Truth be told any woman who is okay with her husband or boyfriend going to strip bars and saying that if he doesn't touch, it's not cheating and as long as he comes home to me has low self-worth, and it's sad. Like there are many forms of lying, so are there of adultery. If a man goes from Playboys to porn to strip bars, he's showing that the chances of it getting physical are likely. How do we really know what he does or wants to do or is willing to do? That's scary. Fact is there will be a day when the goods don't work. He may still go to strip bars to try and get worked up but when he comes home frustrated, and can't even get aroused. His body may not have stepped out but all else did. You want the leftovers you want to be his rebound go-to girl. He gets hard from another woman, then gets taken care of by you while he's thinking of the other. Does that really make the physical any more meaningful?
—Guest april

speaking from experience

I just recently - two days ago - found out that my husband was going to strip bars and getting lap dances. We have three kids and have been together for 11 years. I have struggled with my husband looking at porn, leaving me for days talking dirty to other women he goes to school with and now strip bars. I think that if the world didn't exploit women and sex, the mind of a male wouldn't be overstimulated and subjected to temptation. Men were created to be more visual and physical, and those things are easily played on. As time goes by, as things become more common and frequent, the world sees it as a social norm. Corrupting our kids and enticing our men. But if women didn't pose for Playboy, or make porn or strip, there wouldn't be such a variety of sex appeal ruining marriages. As men are selfish for wanting to look at it, so is a woman using it for money, power, and control. Men no longer value a woman for her mind as well as her body.
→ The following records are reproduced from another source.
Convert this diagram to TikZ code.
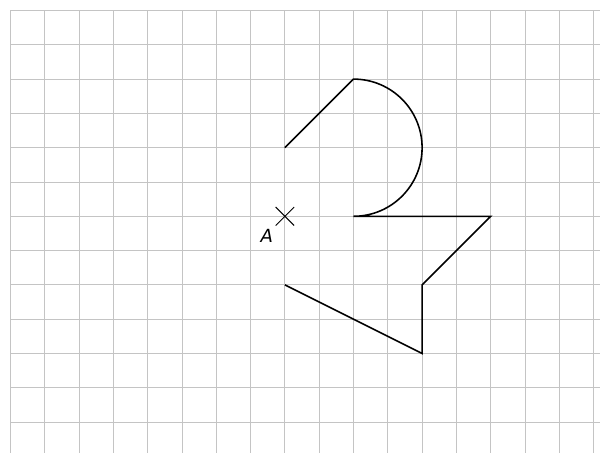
\documentclass[tikz,border=0pt]{standalone}
\usepackage{fontspec}
\setsansfont{DejaVu Sans}
\usetikzlibrary{calc}
\begin{document}
\begin{tikzpicture}[x=1cm,y=1cm,
  gridline/.style={draw={rgb,255:red,196;green,196;blue,196},line width=0.8pt},
  figline/.style={draw=black,line width=1.3pt,line join=miter},
  crossline/.style={draw=black,line width=0.8pt}]
\useasboundingbox (-0.306,0.306) rectangle (17.187,-12.901);
\fill[white] (-0.306,0.306) rectangle (17.187,-12.901);
\foreach \i in {0,...,17} \draw[gridline] (\i,0) -- (\i,-12.901);
\foreach \j in {0,...,12} \draw[gridline] (0,-\j) -- (17.187,-\j);
\coordinate (A) at (8,-6);
\coordinate (P1) at (8,-4);
\coordinate (P2) at (10,-2);
\coordinate (P3) at (10,-6);
\coordinate (P4) at (14,-6);
\coordinate (P5) at (12,-8);
\coordinate (P6) at (12,-10);
\coordinate (P7) at (8,-8);
\draw[figline] (P1) -- (P2) arc[start angle=90,end angle=-90,radius=2] -- (P4) -- (P5) -- (P6) -- (P7);
\draw[crossline] ($(A)+(-0.27,-0.27)$) -- ($(A)+(0.27,0.27)$);
\draw[crossline] ($(A)+(-0.27,0.27)$) -- ($(A)+(0.27,-0.27)$);
\node[font=\sffamily\itshape\fontsize{15}{18}\selectfont] (Alabel) at ($(A)+(-0.53,-0.58)$) {A};
\end{tikzpicture}
\end{document}
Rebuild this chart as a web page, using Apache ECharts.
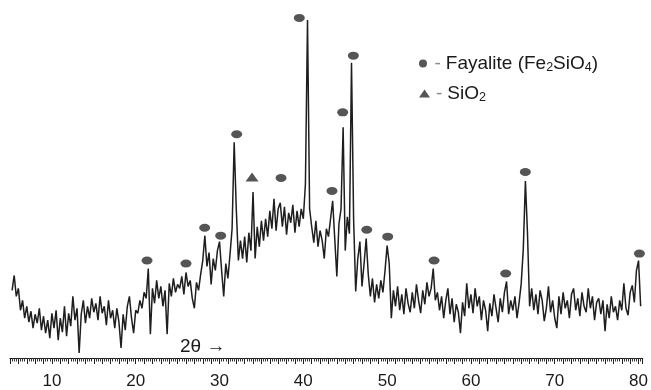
<!DOCTYPE html>
<html>
<head>
<meta charset="utf-8">
<script src="https://cdn.jsdelivr.net/npm/echarts@6/dist/echarts.min.js"></script>
<style>html,body{margin:0;padding:0;background:#fff}#c{width:651px;height:390px}</style>
</head>
<body>
<div id="c"></div>
<script>
// XRD scan: 2θ sampling grid (degrees)
const scanStart = 5.25;
const scanStep = 0.25;
// intensity (arbitrary units), one value per grid step
const intensity = [
  68, 83, 62, 70, 48, 58, 40, 52, 36, 47, 30, 44, 35, 50, 28, 42, 25, 38, 20, 45,
  30, 48, 18, 40, 26, 52, 22, 45, 32, 62, 38, 50, 5, 44, 58, 35, 52, 40, 60, 46,
  55, 38, 62, 45, 52, 33, 58, 40, 48, 30, 50, 36, 10, 44, 28, 52, 62, 40, 25, 48,
  45, 58, 50, 66, 60, 90, 24, 70, 55, 78, 60, 72, 52, 68, 24, 75, 62, 80, 66, 74,
  70, 82, 64, 86, 72, 78, 60, 50, 76, 68, 84, 98, 123, 92, 106, 74, 100, 88, 108, 117,
  88, 62, 95, 80, 104, 130, 217, 150, 98, 118, 100, 122, 96, 126, 108, 167, 100, 132, 112, 138,
  118, 140, 122, 148, 130, 160, 128, 150, 156, 132, 152, 124, 146, 136, 154, 126, 148, 132, 150, 140,
  175, 340, 150, 132, 116, 138, 112, 128, 118, 100, 130, 122, 140, 158, 120, 82, 135, 150, 232, 108,
  142, 125, 297, 140, 67, 100, 117, 72, 95, 120, 84, 62, 80, 56, 74, 60, 78, 66, 88, 113,
  95, 40, 68, 52, 72, 48, 64, 44, 70, 55, 46, 66, 50, 74, 58, 45, 68, 54, 76, 62,
  70, 90, 58, 66, 48, 62, 40, 58, 70, 44, 60, 36, 54, 46, 25, 56, 42, 75, 50, 64,
  45, 70, 52, 62, 38, 58, 48, 27, 55, 42, 64, 50, 36, 60, 46, 66, 77, 44, 58, 48,
  62, 40, 56, 75, 110, 178, 125, 52, 70, 48, 64, 44, 68, 58, 37, 50, 72, 46, 58, 40,
  30, 62, 44, 66, 50, 58, 40, 64, 70, 48, 60, 42, 66, 52, 46, 70, 50, 62, 38, 56,
  60, 44, 58, 27, 54, 40, 62, 46, 52, 38, 58, 48, 75, 50, 43, 66, 73, 56, 88, 98, 52
];
// phase markers [2θ, height]
const fayaliteMarks = [
  [21.35, 98], [26.0, 95], [28.23, 131], [30.14, 123], [32.05, 225],
  [37.34, 181], [39.52, 342], [43.42, 168], [44.7, 247], [45.97, 304],
  [47.57, 129], [50.07, 122], [55.6, 98], [64.15, 85], [66.49, 187], [80.1, 105]
];
const sio2Marks = [[33.88, 182]];
const xTickLabels = [10, 20, 30, 40, 50, 60, 70, 80];

const FONT = '"Liberation Sans", Arial, Helvetica, sans-serif';
const pattern = intensity.map((v, i) => [scanStart + i * scanStep, v]);

const chart = echarts.init(document.getElementById('c'), null, {renderer: 'canvas'});
const legendText = {
  fontSize: 19, color: '#1a1a1a', fontFamily: FONT,
  rich: {
    d: {fontSize: 19, color: '#8a8a8a', fontFamily: FONT, padding: [0, 5, 0, 1], lineHeight: 22},
    t: {fontSize: 19, color: '#1a1a1a', fontFamily: FONT, lineHeight: 22},
    s: {fontSize: 12.5, color: '#1a1a1a', fontFamily: FONT, lineHeight: 12, verticalAlign: 'bottom'}
  }
};
chart.setOption({
  animation: false,
  backgroundColor: '#ffffff',
  grid: {left: 10, right: 8, top: 0, bottom: 30},
  xAxis: {
    type: 'value', min: 5, max: 80.5, interval: 1,
    axisLine: {lineStyle: {color: '#1a1a1a', width: 1.2}},
    axisTick: {length: 6, lineStyle: {color: '#222', width: 1}},
    minorTick: {show: true, splitNumber: 4, length: 3.5, lineStyle: {color: '#333', width: 1}},
    splitLine: {show: false},
    axisLabel: {
      margin: 15, fontSize: 17, color: '#1a1a1a', fontFamily: FONT,
      formatter: v => (xTickLabels.indexOf(v) >= 0 ? String(v) : '')
    }
  },
  yAxis: {type: 'value', min: 0, max: 360, show: false},
  legend: [
    {
      data: [{name: 'Fayalite', icon: 'circle'}], left: 419, top: 54, padding: 0,
      itemWidth: 11, itemHeight: 8, textStyle: legendText,
      formatter: () => '{d|-}{t|Fayalite (Fe}{s|2}{t|SiO}{s|4}{t|)}'
    },
    {
      data: [{name: 'SiO2', icon: 'triangle'}], left: 419, top: 84, padding: 0,
      itemWidth: 11, itemHeight: 8, textStyle: legendText,
      formatter: () => '{d|-}{t|SiO}{s|2}'
    }
  ],
  series: [
    {
      type: 'line', name: 'pattern', data: pattern, symbol: 'none',
      lineStyle: {color: '#1e1e1e', width: 1.5}, silent: true
    },
    {
      type: 'scatter', name: 'Fayalite', data: fayaliteMarks, symbol: 'circle',
      symbolSize: [11, 8], itemStyle: {color: '#2b2b2b'}
    },
    {
      type: 'scatter', name: 'SiO2', data: sio2Marks, symbol: 'triangle',
      symbolSize: [13, 9], itemStyle: {color: '#2b2b2b'}
    }
  ],
  graphic: [
    {
      type: 'text', left: 180, top: 337,
      style: {text: '2θ →', font: '19px ' + FONT, fill: '#1a1a1a'}
    }
  ]
});
</script>
</body>
</html>
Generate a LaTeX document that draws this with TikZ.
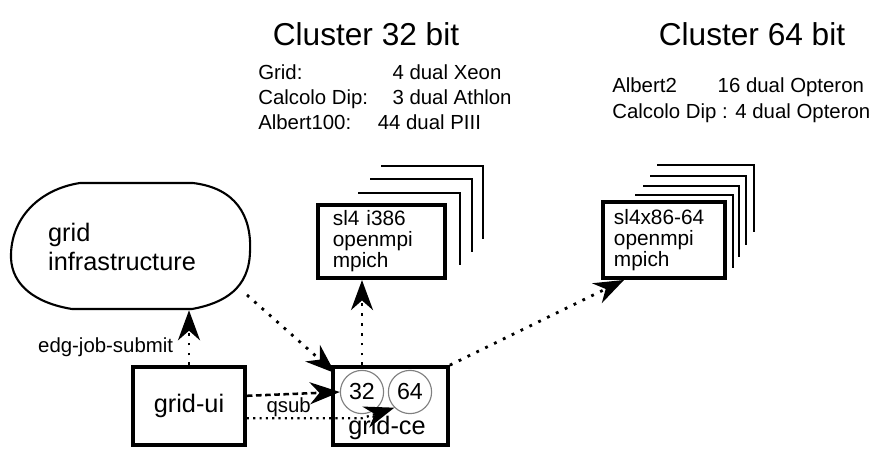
\documentclass[tikz,border=0pt]{standalone}
\usepackage{fontspec}
\setmainfont{Liberation Sans}
\usetikzlibrary{arrows.meta,calc,positioning}
\tikzset{
  heavybox/.style={draw, line width=2.6pt, fill=white, align=center},
  pkgbox/.style={draw, line width=2.8pt, fill=white, align=left, inner ysep=0pt, font=\fontsize{14.8}{15}\selectfont},
  layer/.style={line width=2pt},
  cpu/.style={draw=gray, line width=0.8pt, circle, minimum size=1.08cm, inner sep=0pt, font=\fontsize{16.5}{18}\selectfont},
  cloudline/.style={line width=1.5pt},
  bighead/.tip={Stealth[length=7.5mm,width=5.5mm,inset=2.4mm]},
  flow/.style={-bighead, line width=2pt, dash pattern=on 2pt off 5pt},
  qsubflow/.style={-bighead, line width=1.8pt, dash pattern=on 4pt off 2.5pt},
  ceflow/.style={-bighead, line width=1.6pt, dash pattern=on 1.5pt off 3pt}
}
\begin{document}
\begin{tikzpicture}[x=0.025cm, y=-0.025cm, font=\fontsize{14.5}{17.7}\selectfont]
  \useasboundingbox (0,0) rectangle (890,449);
  \node[font=\fontsize{22.5}{26}\selectfont] (title32) at (366,34) {Cluster 32 bit};
  \node[font=\fontsize{22.5}{26}\selectfont] (title64) at (752,34) {Cluster 64 bit};
  \node[anchor=west, align=left, inner sep=0pt] (spec32) at (258,97)
    {\makebox[95.5pt][l]{Grid:}4 dual Xeon\\
     \makebox[95.5pt][l]{Calcolo Dip:}3 dual Athlon\\
     \makebox[85pt][l]{Albert100:}44 dual PIII};
  \node[anchor=west, align=left, inner sep=0pt, font=\fontsize{14.5}{18.4}\selectfont] (spec64) at (612,100)
    {\makebox[75pt][l]{Albert2}16 dual Opteron\\
     Calcolo Dip : 4 dual Opteron};

  % package stacks
  \foreach \lx/\ty/\rx/\by in {358/193/460/265, 370/179/472/252, 381/166/483/239}
    {\draw[layer] (\lx,\ty) -| (\rx,\by);}
  \foreach \lx/\ty/\rx/\by in {635/195/733/268, 643/186/739/257, 650/176/746/245, 657/165/754/232}
    {\draw[layer] (\lx,\ty) -| (\rx,\by);}
  \node[pkgbox, text width=2.43cm, inner xsep=0.375cm, minimum height=1.83cm] (pkg32) at (381.5,241.5) {sl4 i386\\openmpi\\mpich};
  \node[pkgbox, text width=2.5cm, inner xsep=0.275cm, minimum height=1.9cm] (pkg64) at (664,240) {sl4x86-64\\openmpi\\mpich};

  % grid infrastructure
  \draw[cloudline] (80,183) -- (193,183) .. controls (235,188) and (252,215) .. (250,252)
    .. controls (249,288) and (225,303) .. (192,309) -- (72,309)
    .. controls (35,303) and (12,285) .. (11,258) .. controls (10,218) and (40,189) .. (80,183) -- cycle;
  \node[minimum width=6cm, minimum height=3.15cm, align=left, font=\fontsize{18}{20.5}\selectfont] (infra) at (122,247) {grid\\infrastructure};
  \coordinate (infra-out) at (247,295);

  \node[heavybox, minimum width=2.8cm, minimum height=1.95cm, font=\fontsize{18}{20}\selectfont] (ui) at (189,406) {grid-ui};
  \node[heavybox, minimum width=2.875cm, minimum height=1.95cm] (ce) at (390.5,406) {};
  \node[cpu] (c32) at (362,392) {32};
  \node[cpu] (c64) at (410,392) {64};
  \node[font=\fontsize{18}{20}\selectfont] (celabel) at (387,428) {grid-ce};
  \coordinate (bend) at (c32 |- ui.-12);

  \draw[flow] (ui.north) -- (ui.north |- infra.south) node[pos=0.32, left=7pt] {edg-job-submit};
  \draw[flow] (infra-out) -- ($(ce.north west)+(4,8)$);
  \draw[qsubflow] (ui.10) -- (c32.west) node[pos=0.45, below=0pt, inner sep=1.5pt] {qsub};
  \draw[ceflow] (ui.-12) -- (bend) -- (c64.225);
  \draw[flow] (c32 |- ce.north) -- (c32 |- pkg32.south);
  \draw[flow] (ce.north east) -- (pkg64.-135);
\end{tikzpicture}
\end{document}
We're seen for the flesh, nothing else. We're basically holes to fill.
—Guest april

promotions

I feel that if you go to work everyday, bad weather, sick whatever - you work your butt off to succeed, to be seen, to shine for a promotion. And your boss comes in to announce who will receive the promotion, and he gives it to about everyone there even the ones who fail to work hard and give their all and had only been there a few weeks. This would be hurtful it would make you feel so low, insignificant, that your hard work was overlooked and not valued. I look at going to strip bars this way - a woman is taking a leap entrusting her body and heart and feeling to a man with the mind set she is a little more special than the other women because he chose to have his eyes and heart and needs fulfilled by her but then he brings in porn, strip bars, he just made her like a khaki color bland, no different than another, not more special then they he see you naked and sees them.
—Guest april

personal pain

There are many kinds of pain physical, verbal, emotional, and then there is sexual betrayel which i feel is really hard to forgive. Sex and allowing your self to be seen naked is like putting yourself out there. Usually a lady doesn't just walk around town naked or have sex with every man she sees. So, the man she chooses to do so is being given a different kind of trust. Sex and the nude body is a personal thing - physically, mentally, emotionally. When a man has the need for another woman, regardless of the form he is taking, that woman's self-esteem, trust, and gift of entrusting herself to share her body is thrown away. Sex and the nude body is something to be appreciated, valued, respected and treasured, not treated like another flavor of ice cream, or a toy just misused and thrown away with no care or regard.